Applying this framework to the current deadlock in interest-bearing stablecoins suggests a clear path: if third-party platforms merely act as transparent “pipes,” holding 100% of reserves in Fed or short-term US Treasuries, and pass through yields transparently with strict asset segregation, then according to the “Residual Risk Model,” their “Enterprise Risk” and “Exposure Risk” would be assessed as extremely low. Regulators should not ban or criminalize such business models based on outdated banking doctrines but verify their safety and disclosure through technical means. This approach, grounded in factual risk characteristics rather than institutional labels, offers a solid legal and technical basis to bridge political divides.
The fate of the CLARITY Act and the ultimate ownership of interest-yielding stablecoins are not merely about industry profit redistribution. The spillover effects will penetrate the crypto sphere and trigger systemic consequences for US macro debt financing, dollar dominance, and the evolution of traditional finance.

By late 2025, the total market cap of interest-bearing stablecoins worldwide exceeds $15 billion, with broader payment stablecoins approaching trillions. Under GENIUS compliance, all dollar stablecoins will be primarily backed by US short-term Treasuries (T-bills) and cash.

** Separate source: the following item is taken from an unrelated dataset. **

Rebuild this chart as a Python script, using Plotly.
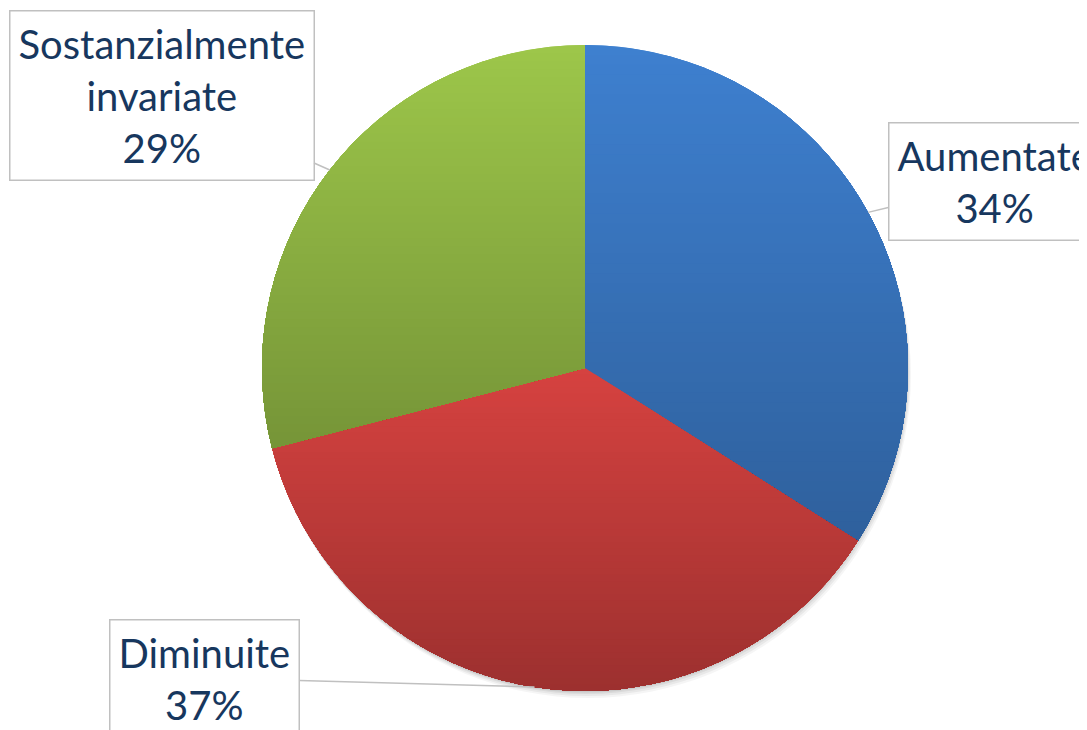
import math
import plotly.graph_objects as go

labels = ["Aumentate", "Diminuite", "Sostanzialmente invariate"]
label_lines = ["Aumentate", "Diminuite", "Sostanzialmente<br>invariate"]
values = [34, 37, 29]
top_colors = ["#3e80d0", "#d64240", "#9dc64a"]
bottom_factor = [0.75, 0.73, 0.75]
# callout box offsets (px) relative to the slice-edge tip
box_offsets = [(126, -31), (-330, -9), (-168, -75)]

W, H = 1079, 722
dom_x = [0.2354, 0.8341]
dom_y = [0.0540, 0.9488]

fig = go.Figure()
fig.add_trace(go.Pie(
    labels=labels, values=values, sort=False, direction="clockwise", rotation=0,
    marker=dict(colors=top_colors, line=dict(width=0)),
    textinfo="none", showlegend=False, hoverinfo="label+percent",
    domain=dict(x=dom_x, y=dom_y),
))

# pie geometry in pixels (derived from the domain)
cx = (dom_x[0] + dom_x[1]) / 2 * W
cy = (1 - (dom_y[0] + dom_y[1]) / 2) * H
r = min((dom_x[1] - dom_x[0]) * W, (dom_y[1] - dom_y[0]) * H) / 2


def to_paper(px, py):
    return px / W, 1 - py / H


def hex_rgb(h):
    h = h.lstrip("#")
    return [int(h[i:i + 2], 16) for i in (0, 2, 4)]


def clip_below(poly, yk):
    # keep part of polygon with py >= yk (Sutherland-Hodgman)
    out = []
    n = len(poly)
    for i in range(n):
        p = poly[i]
        q = poly[(i + 1) % n]
        pin = p[1] >= yk
        qin = q[1] >= yk
        if pin:
            out.append(p)
        if pin != qin:
            t = (yk - p[1]) / (q[1] - p[1])
            out.append((p[0] + t * (q[0] - p[0]), yk))
    return out


shapes = []
# soft shadow below pie
for dx, dy, a in [(3, 7, 0.04), (2, 5, 0.05), (1, 3, 0.06), (0, 1.5, 0.07)]:
    x0, y0 = to_paper(cx - r + dx, cy - r + dy)
    x1, y1 = to_paper(cx + r + dx, cy + r + dy)
    shapes.append(dict(type="circle", xref="paper", yref="paper", x0=x0, x1=x1,
                       y0=y1, y1=y0, fillcolor=f"rgba(0,0,0,{a})", line=dict(width=0),
                       layer="below"))

# per-slice vertical gradient (nested opaque bands clipped to each sector)
total = sum(values)
cum = 0
N = 50
for v, col, bf in zip(values, top_colors, bottom_factor):
    a0 = cum / total * 2 * math.pi
    a1 = (cum + v) / total * 2 * math.pi
    cum += v
    M = max(8, int(120 * v / total))
    poly = [(cx, cy)]
    for j in range(M + 1):
        phi = a0 + (a1 - a0) * j / M
        poly.append((cx + r * math.sin(phi), cy - r * math.cos(phi)))
    ymin = min(p[1] for p in poly)
    ymax = max(p[1] for p in poly)
    rgb = hex_rgb(col)
    for k in range(N):
        yk = ymin + (ymax - ymin) * k / N
        f = 1 - (1 - bf) * (k + 0.5) / N
        c = "rgb({},{},{})".format(*[round(ch * f) for ch in rgb])
        pts = clip_below(poly, yk) if k > 0 else poly
        if len(pts) < 3:
            continue
        pp = [to_paper(x, y) for x, y in pts]
        path = "M " + " L ".join(f"{x:.5f},{y:.5f}" for x, y in pp) + " Z"
        shapes.append(dict(type="path", xref="paper", yref="paper", path=path,
                           fillcolor=c, line=dict(width=0), layer="above"))

annotations = []
cum = 0
for lab, v, (ox, oy) in zip(label_lines, values, box_offsets):
    mid = (cum + v / 2) / total * 2 * math.pi
    cum += v
    tx = cx + r * math.sin(mid)
    ty = cy - r * math.cos(mid)
    x, y = to_paper(tx, ty)
    annotations.append(dict(
        x=x, y=y, xref="paper", yref="paper", ax=ox, ay=oy,
        axref="pixel", ayref="pixel",
        text=f"{lab}<br>{round(v / total * 100)}%",
        showarrow=True, arrowhead=0, arrowwidth=1.5, arrowcolor="#c0c0c0",
        font=dict(family="Lato, 'Open Sans', sans-serif", size=40, color="#17375E"),
        bgcolor="white", bordercolor="#c0c0c0", borderwidth=1.5, borderpad=8,
        align="center",
    ))

fig.update_layout(
    width=W, height=H, margin=dict(l=0, r=0, t=0, b=0),
    paper_bgcolor="white", plot_bgcolor="white",
    shapes=shapes, annotations=annotations,
)
fig.write_html("out.html")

Banks’ fierce lobbying against interest-bearing stablecoins stems from their recognition that such infrastructure threatens their core net interest margin (NIM) model.
CLARITY not only redistributes interests but also fundamentally reshapes the crypto ecosystem. It designates the CFTC as the direct regulator of “digital commodities” and expands the definition of “commodity pools” to include spot digital markets.